Die Schlagbäume "spalteten unser Vaterland, trennten Mensch von Mensch, zerrissen familiäre und freundschaftliche Verbindungen", sagte Meisner beim Gottesdienst. "Auf durchaus konsequente Weise ging damit der Versuch einher, Gott selbst aus der DDR auszubürgern und hinter die Schlagbäume zu verbannen." Der Erzbischof erinnerte besonders an Kinder und Jugendliche, die unter SED-Herrschaft am beruflichen Fortkommen gehindert und Opfer geworden seien.

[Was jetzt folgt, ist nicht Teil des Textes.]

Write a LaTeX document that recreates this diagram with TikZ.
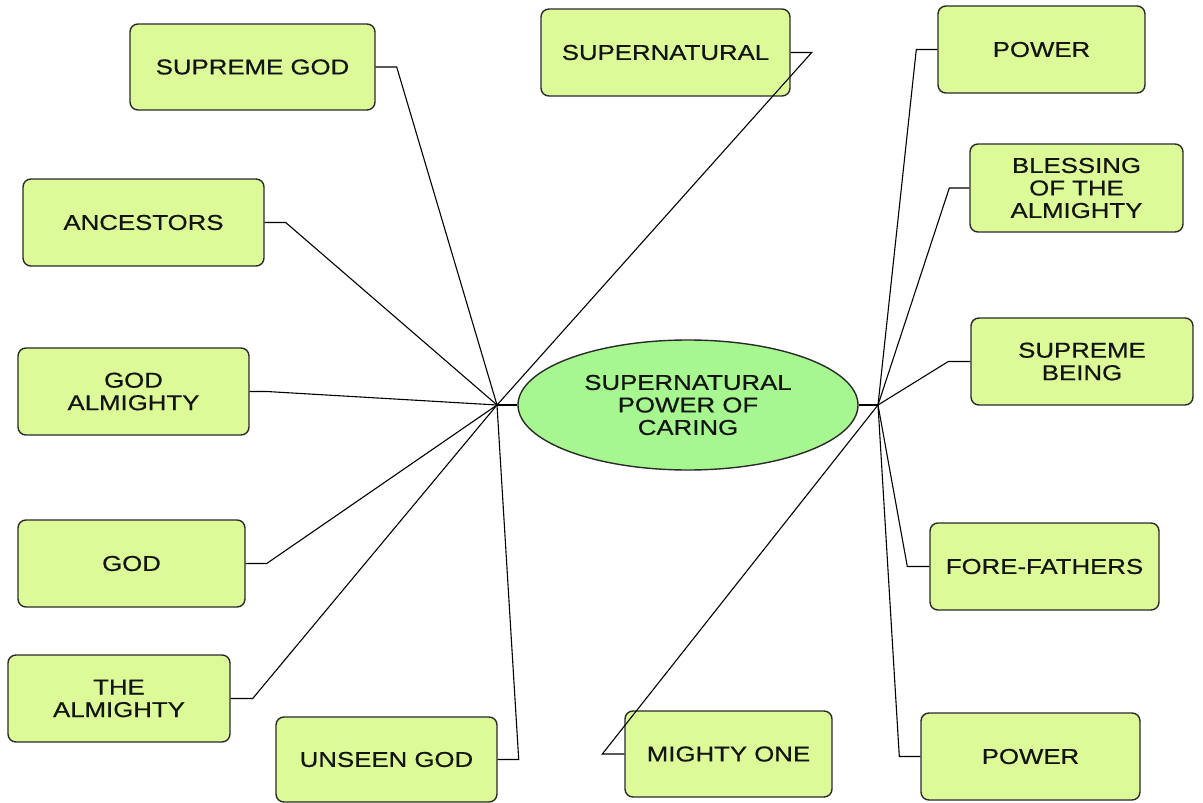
\documentclass[tikz,border=0pt]{standalone}
\usepackage{fontspec}
\setmainfont[FakeStretch=1.2,FakeBold=0.6]{Liberation Sans}
\usetikzlibrary{shapes.geometric}
\definecolor{boxfill}{HTML}{DCFB98}
\definecolor{hubfill}{HTML}{A6F78F}
\definecolor{edge}{HTML}{2A2A2A}
\definecolor{ink}{HTML}{141414}
\begin{document}
\begin{tikzpicture}[x=1pt,y=-1pt,
  term/.style={draw=edge, line width=1.4pt, fill=boxfill, rounded corners=8pt,
    inner sep=0pt, align=center, text=ink,
    font=\fontsize{21.5}{22.5}\selectfont},
  core/.style={ellipse, draw=edge, line width=1.4pt, fill=hubfill,
    minimum width=340pt, minimum height=130pt, inner sep=0pt, align=center,
    text=ink, font=\fontsize{21.5}{22.5}\selectfont},
  link/.style={draw=black, line width=1.1pt, line join=miter}]
\useasboundingbox (0,0) rectangle (1203,803);

% central topic
\node[core] (c) at (688,405) {SUPERNATURAL\\POWER OF\\CARING};
\coordinate (hl) at (497,405);
\coordinate (hr) at (878,405);

% left branch
\node[term, minimum width=245pt, minimum height=86pt] (sg) at (252.5,67) {SUPREME GOD};
\node[term, minimum width=241pt, minimum height=87pt] (an) at (143.5,222.5) {ANCESTORS};
\node[term, minimum width=231pt, minimum height=87pt] (ga) at (133.5,391.5) {GOD\\ALMIGHTY};
\node[term, minimum width=227pt, minimum height=87pt] (gd) at (131.5,563.5) {GOD};
\node[term, minimum width=222pt, minimum height=87pt] (ta) at (119,698.5) {THE\\ALMIGHTY};
\node[term, minimum width=221pt, minimum height=85pt] (ug) at (386.5,759.5) {UNSEEN GOD};
\node[term, minimum width=249pt, minimum height=87pt] (sn) at (665.5,52.5) {SUPERNATURAL};

% right branch
\node[term, minimum width=207pt, minimum height=87pt] (pw) at (1041.5,49.5) {POWER};
\node[term, minimum width=213pt, minimum height=88pt] (bl) at (1076.5,188) {BLESSING\\OF THE\\ALMIGHTY};
\node[term, minimum width=222pt, minimum height=87pt] (sb) at (1082,361.5) {SUPREME\\BEING};
\node[term, minimum width=229pt, minimum height=87pt] (ff) at (1044.5,566.5) {FORE-FATHERS};
\node[term, minimum width=219pt, minimum height=87pt] (pb) at (1030.5,756.5) {POWER};
\node[term, minimum width=207pt, minimum height=86pt] (mo) at (728.5,754) {MIGHTY ONE};

% connectors
\draw[link] (c.west) -- (hl);
\draw[link] (c.east) -- (hr);
\draw[link] (sg.east) -- ++(21,0) -- (hl);
\draw[link] (an.east) -- ++(21,0) -- (hl);
\draw[link] (ga.east) -- ++(17,0) -- (hl);
\draw[link] (gd.east) -- ++(21,0) -- (hl);
\draw[link] (ta.east) -- ++(22,0) -- (hl);
\draw[link] (ug.east) -- ++(21,0) -- (hl);
\draw[link] (sn.east) -- ++(21,0) -- (hl);
\draw[link] (pw.west) -- ++(-21,0) -- (hr);
\draw[link] (bl.west) -- ++(-20,0) -- (hr);
\draw[link] (sb.west) -- ++(-22,0) -- (hr);
\draw[link] (ff.west) -- ++(-22,0) -- (hr);
\draw[link] (pb.west) -- ++(-21,0) -- (hr);
\draw[link] (mo.west) -- ++(-22,0) -- (hr);
\end{tikzpicture}
\end{document}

Der Kardinal verwies darauf, dass er als Weihbischof in Erfurt von 1975 bis 1980 und danach als Bischof von Berlin "die ganze Absurdität der Teilung Deutschlands" erlebt habe. "Das sozialistische Paradies (...) musste mit Schlagbäumen, Zäunen und Todeszonen dafür sorgen, dass ihm die Menschen nicht davonliefen", so der Erzbischof. Zwar seien die DDR-Bewohner von Schlagbäumen umgeben gewesen. "Aber Gott sei Dank wurden die katholischen Dörfer in der Rhön und im Eichsfeld alle noch von anderen Bäume charakterisiert: durch große Kreuze auf den Dorfplätzen und in den Dorffluren", betonte Meisner. Die guten Bauern hätten bei der Zusammenlegung der kleinen Felder während der Zwangskollektivierung dafür gesorgt, dass die Kreuze entgegen dem Willen der Partei nicht beseitigt worden seien. "Der Kreuzesbaum war die große Alternative zu den Schlagbäumen", unterstrich der Erzbischof.

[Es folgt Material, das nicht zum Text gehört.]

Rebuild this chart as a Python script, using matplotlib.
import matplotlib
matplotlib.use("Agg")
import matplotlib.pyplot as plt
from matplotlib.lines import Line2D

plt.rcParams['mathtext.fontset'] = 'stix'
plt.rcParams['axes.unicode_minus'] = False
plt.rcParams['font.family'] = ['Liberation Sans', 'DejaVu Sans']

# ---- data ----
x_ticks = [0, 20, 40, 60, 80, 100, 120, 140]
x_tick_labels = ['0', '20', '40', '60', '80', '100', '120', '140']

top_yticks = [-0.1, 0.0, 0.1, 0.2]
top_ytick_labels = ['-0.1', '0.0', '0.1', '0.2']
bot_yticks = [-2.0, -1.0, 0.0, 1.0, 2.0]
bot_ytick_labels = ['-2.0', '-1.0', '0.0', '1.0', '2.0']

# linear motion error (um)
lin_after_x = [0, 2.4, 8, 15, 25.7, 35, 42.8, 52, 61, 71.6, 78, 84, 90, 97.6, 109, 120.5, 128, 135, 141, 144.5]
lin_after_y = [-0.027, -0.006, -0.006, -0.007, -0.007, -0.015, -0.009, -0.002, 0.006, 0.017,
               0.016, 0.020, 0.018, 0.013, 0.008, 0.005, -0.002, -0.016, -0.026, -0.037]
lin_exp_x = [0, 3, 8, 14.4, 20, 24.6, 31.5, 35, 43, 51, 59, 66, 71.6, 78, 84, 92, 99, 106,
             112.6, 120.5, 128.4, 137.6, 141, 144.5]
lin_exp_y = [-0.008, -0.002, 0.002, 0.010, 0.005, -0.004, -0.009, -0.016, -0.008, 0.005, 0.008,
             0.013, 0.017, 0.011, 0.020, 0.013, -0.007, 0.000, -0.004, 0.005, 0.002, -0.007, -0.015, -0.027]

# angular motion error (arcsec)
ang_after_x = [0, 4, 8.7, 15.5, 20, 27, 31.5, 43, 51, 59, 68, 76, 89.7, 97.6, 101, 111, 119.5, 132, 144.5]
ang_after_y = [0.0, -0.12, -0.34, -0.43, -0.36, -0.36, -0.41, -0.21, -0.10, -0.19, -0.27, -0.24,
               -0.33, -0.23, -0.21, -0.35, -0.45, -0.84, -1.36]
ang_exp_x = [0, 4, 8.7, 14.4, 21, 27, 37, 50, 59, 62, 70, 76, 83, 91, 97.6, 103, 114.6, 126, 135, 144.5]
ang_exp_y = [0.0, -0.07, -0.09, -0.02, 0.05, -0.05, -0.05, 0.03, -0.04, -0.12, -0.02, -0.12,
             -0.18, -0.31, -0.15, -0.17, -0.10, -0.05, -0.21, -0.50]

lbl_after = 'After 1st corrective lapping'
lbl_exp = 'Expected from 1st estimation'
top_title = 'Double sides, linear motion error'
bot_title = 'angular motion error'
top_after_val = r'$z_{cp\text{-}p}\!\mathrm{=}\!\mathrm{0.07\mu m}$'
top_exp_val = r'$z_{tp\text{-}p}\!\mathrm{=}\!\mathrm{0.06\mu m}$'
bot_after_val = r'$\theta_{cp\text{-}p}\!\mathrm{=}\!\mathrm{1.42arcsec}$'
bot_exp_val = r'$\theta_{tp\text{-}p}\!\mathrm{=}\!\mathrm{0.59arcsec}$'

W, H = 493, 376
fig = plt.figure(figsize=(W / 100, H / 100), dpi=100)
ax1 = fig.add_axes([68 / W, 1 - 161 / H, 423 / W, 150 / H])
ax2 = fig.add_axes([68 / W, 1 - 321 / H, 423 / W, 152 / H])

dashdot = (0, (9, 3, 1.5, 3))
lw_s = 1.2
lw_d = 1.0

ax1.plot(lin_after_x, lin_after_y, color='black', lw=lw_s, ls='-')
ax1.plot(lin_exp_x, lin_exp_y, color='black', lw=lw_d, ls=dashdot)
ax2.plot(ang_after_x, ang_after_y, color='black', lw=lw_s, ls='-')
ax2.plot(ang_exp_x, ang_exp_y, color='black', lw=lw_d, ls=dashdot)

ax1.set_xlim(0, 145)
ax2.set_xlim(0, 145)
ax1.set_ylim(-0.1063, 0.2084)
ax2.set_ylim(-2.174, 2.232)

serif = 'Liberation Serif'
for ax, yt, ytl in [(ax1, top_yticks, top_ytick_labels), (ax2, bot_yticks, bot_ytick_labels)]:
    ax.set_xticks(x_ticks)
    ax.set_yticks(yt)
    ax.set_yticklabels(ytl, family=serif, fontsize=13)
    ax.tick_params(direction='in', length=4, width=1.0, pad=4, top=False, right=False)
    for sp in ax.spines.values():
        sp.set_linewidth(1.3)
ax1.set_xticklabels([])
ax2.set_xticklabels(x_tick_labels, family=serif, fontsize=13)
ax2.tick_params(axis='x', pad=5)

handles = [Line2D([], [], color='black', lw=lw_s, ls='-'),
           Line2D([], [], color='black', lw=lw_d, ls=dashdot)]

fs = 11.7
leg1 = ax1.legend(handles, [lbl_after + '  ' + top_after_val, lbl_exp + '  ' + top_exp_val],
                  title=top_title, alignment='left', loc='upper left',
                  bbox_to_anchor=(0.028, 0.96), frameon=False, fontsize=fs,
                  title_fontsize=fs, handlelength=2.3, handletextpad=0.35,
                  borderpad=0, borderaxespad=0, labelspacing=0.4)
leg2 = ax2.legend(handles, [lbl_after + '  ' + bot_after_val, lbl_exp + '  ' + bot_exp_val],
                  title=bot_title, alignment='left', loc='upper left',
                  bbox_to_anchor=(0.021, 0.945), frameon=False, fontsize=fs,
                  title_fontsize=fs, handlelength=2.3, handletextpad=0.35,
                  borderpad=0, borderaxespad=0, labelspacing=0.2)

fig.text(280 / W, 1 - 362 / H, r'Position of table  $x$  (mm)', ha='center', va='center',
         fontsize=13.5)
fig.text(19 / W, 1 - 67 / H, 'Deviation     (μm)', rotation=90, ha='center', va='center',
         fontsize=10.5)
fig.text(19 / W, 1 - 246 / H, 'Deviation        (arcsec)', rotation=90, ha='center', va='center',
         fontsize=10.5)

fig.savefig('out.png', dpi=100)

Der Ratsvorsitzende der Evangelischen Kirche in Deutschland (EKD), Präses Nikolaus Schneider, sagte, auch heute errichteten Menschen "immer wieder neue innere und äußere Schlagbäume". Aus Misstrauen, Angst und Gier wollten sie ihre tradierten Werte und materiellen Besitztümer nicht aufs Spiel setzen. In der Hoffnung auf Gottes Reich müsse der Mensch aber nicht in Gleichgültigkeit oder selbstsüchtige Lebensgier verfallen, müsse er sich nicht mit Schlagbäumen abschotten. Der griechisch-orthodoxe Metropolit von Deutschland, Augoustinos, betonte in der Auslegung eines Schriftwortes aus dem Alten Testament, dass der Friede unter den Menschen immer wieder bedroht und deswegen neu zu erarbeiten sei.

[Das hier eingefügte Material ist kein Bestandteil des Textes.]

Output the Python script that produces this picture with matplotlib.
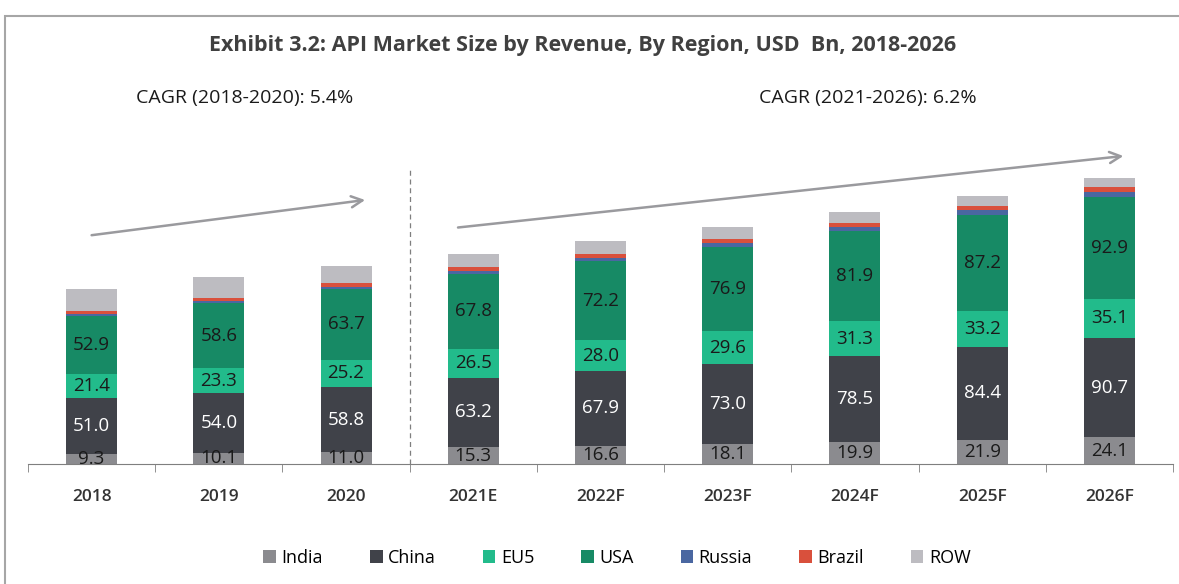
import matplotlib.pyplot as plt
import numpy as np
from matplotlib.patches import Rectangle

years = ["2018", "2019", "2020", "2021E", "2022F", "2023F", "2024F", "2025F", "2026F"]
india = [9.3, 10.1, 11.0, 15.3, 16.6, 18.1, 19.9, 21.9, 24.1]
china = [51.0, 54.0, 58.8, 63.2, 67.9, 73.0, 78.5, 84.4, 90.7]
eu5 = [21.4, 23.3, 25.2, 26.5, 28.0, 29.6, 31.3, 33.2, 35.1]
usa = [52.9, 58.6, 63.7, 67.8, 72.2, 76.9, 81.9, 87.2, 92.9]
russia = [1.8, 2.2, 2.5, 2.8, 3.0, 3.3, 3.5, 3.8, 4.1]
brazil = [2.4, 2.8, 3.6, 3.4, 3.6, 3.8, 4.1, 4.4, 4.7]
row = [20.5, 19.0, 15.5, 11.5, 11.2, 10.5, 9.5, 9.0, 8.5]

series = [("India", india, "#8b8b8f", "#1a1a1a"),
          ("China", china, "#404249", "white"),
          ("EU5", eu5, "#22bb8b", "#1a1a1a"),
          ("USA", usa, "#178a65", "#1a1a1a"),
          ("Russia", russia, "#4a67a1", None),
          ("Brazil", brazil, "#d9503c", None),
          ("ROW", row, "#bdbcc1", None)]

plt.rcParams["font.family"] = ["Open Sans", "DejaVu Sans"]

fig = plt.figure(figsize=(11.79, 5.84), dpi=100)
ax = fig.add_axes([28 / 1179, 120 / 584, 1145 / 1179, 363 / 584])

# outer frame
fig.patches.append(Rectangle((5 / 1179, -0.1), 1.2, (584 - 16) / 584 + 0.1,
                             transform=fig.transFigure, fill=False,
                             edgecolor="#a6a6a6", linewidth=1.5))

x = np.arange(len(years))
bottom = np.zeros(len(years))
for name, vals, color, txt in series:
    vals = np.array(vals)
    ax.bar(x, vals, width=0.4, bottom=bottom, color=color, label=name,
           edgecolor="none", zorder=2)
    if txt is not None:
        for xi, b, v in zip(x, bottom, vals):
            ax.text(xi, b + v / 2, f"{v:.1f}", ha="center", va="center",
                    fontsize=13.5, color=txt, zorder=4)
    bottom += vals

ax.set_xlim(-0.5, len(years) - 0.5)
ax.set_ylim(0, 330)
ax.set_yticks([])
for s in ["top", "right", "left"]:
    ax.spines[s].set_visible(False)
ax.spines["bottom"].set_color("#7f7f7f")
ax.spines["bottom"].set_zorder(3)
ax.set_xticks(x)
ax.set_xticklabels(years, fontsize=12.5, fontweight="semibold", color="#333333")
ax.tick_params(axis="x", which="major", length=0, pad=18)
ax.set_xticks(np.arange(-0.5, len(years)), minor=True)
ax.tick_params(axis="x", which="minor", length=6, color="#7f7f7f")

# period divider and trend arrows
ax.plot([2.5, 2.5], [0, 267], linestyle=(0, (4, 3)), color="#7f7f7f",
        linewidth=0.9, zorder=1)
arrow = dict(arrowstyle="->,head_length=0.8,head_width=0.4", color="#9a9a9e",
             linewidth=1.8, shrinkA=0, shrinkB=0)
ax.annotate("", xy=(2.15, 240), xytext=(0.0, 208), arrowprops=arrow)
ax.annotate("", xy=(8.11, 280), xytext=(2.88, 215), arrowprops=arrow)

fig.text(583 / 1179, 1 - 46 / 584,
         "Exhibit 3.2: API Market Size by Revenue, By Region, USD  Bn, 2018-2026",
         ha="center", va="center", fontsize=15.5,
         fontweight="bold", color="#404040")
fig.text(245 / 1179, 1 - 98 / 584, "CAGR (2018-2020): 5.4%", ha="center",
         va="center", fontsize=14, color="#1a1a1a")
fig.text(868 / 1179, 1 - 98 / 584, "CAGR (2021-2026): 6.2%", ha="center",
         va="center", fontsize=14, color="#1a1a1a")

fig.legend(loc="center", bbox_to_anchor=(617 / 1179, 1 - 558 / 584), ncol=7,
           frameon=False, fontsize=13, handlelength=0.7, handleheight=0.7,
           handletextpad=0.3, columnspacing=2.6)

plt.savefig("out.png", dpi=100)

Festakt mit den Spitzen von Staat und Gesellschaft

Im Anschluss an den Gottesdienst war ein Festakt mit den Spitzen von Staat und Gesellschaft im Plenarsaal des alten Bundestages geplant. Daran wollten unter anderen Bundespräsident Christian Wulff und Bundeskanzlerin Angela Merkel (CDU) sowie Bundestagspräsident Norbert Lammert (CDU) und die amtierende Bundesratspräsidentin, NRW-Ministerpräsidentin Hannelore Kraft (SPD), teilnehmen. Die Festrede sollte der Präsident des Bundesverfassungsgerichts, Andreas Voßkuhle, halten.



Die Festveranstaltungen sind Höhepunkt und Abschluss der am Samstag begonnenen dreitägigen Feierlichkeiten mit hunderttausenden Menschen in der Bonner Innenstadt und am Rheinufer. Die Feiern zum Tag der deutschen Einheit werden immer in dem Bundesland ausgerichtet, das den Vorsitz im Bundesrat inne hat. Bonn war von 1949 bis 1990 provisorische Bundeshauptstadt und bis 1999 Regierungssitz der Bundesrepublik Deutschland. Gefeiert wurde auch der 65. Gründungstag des Landes Nordrhein-Westfalen.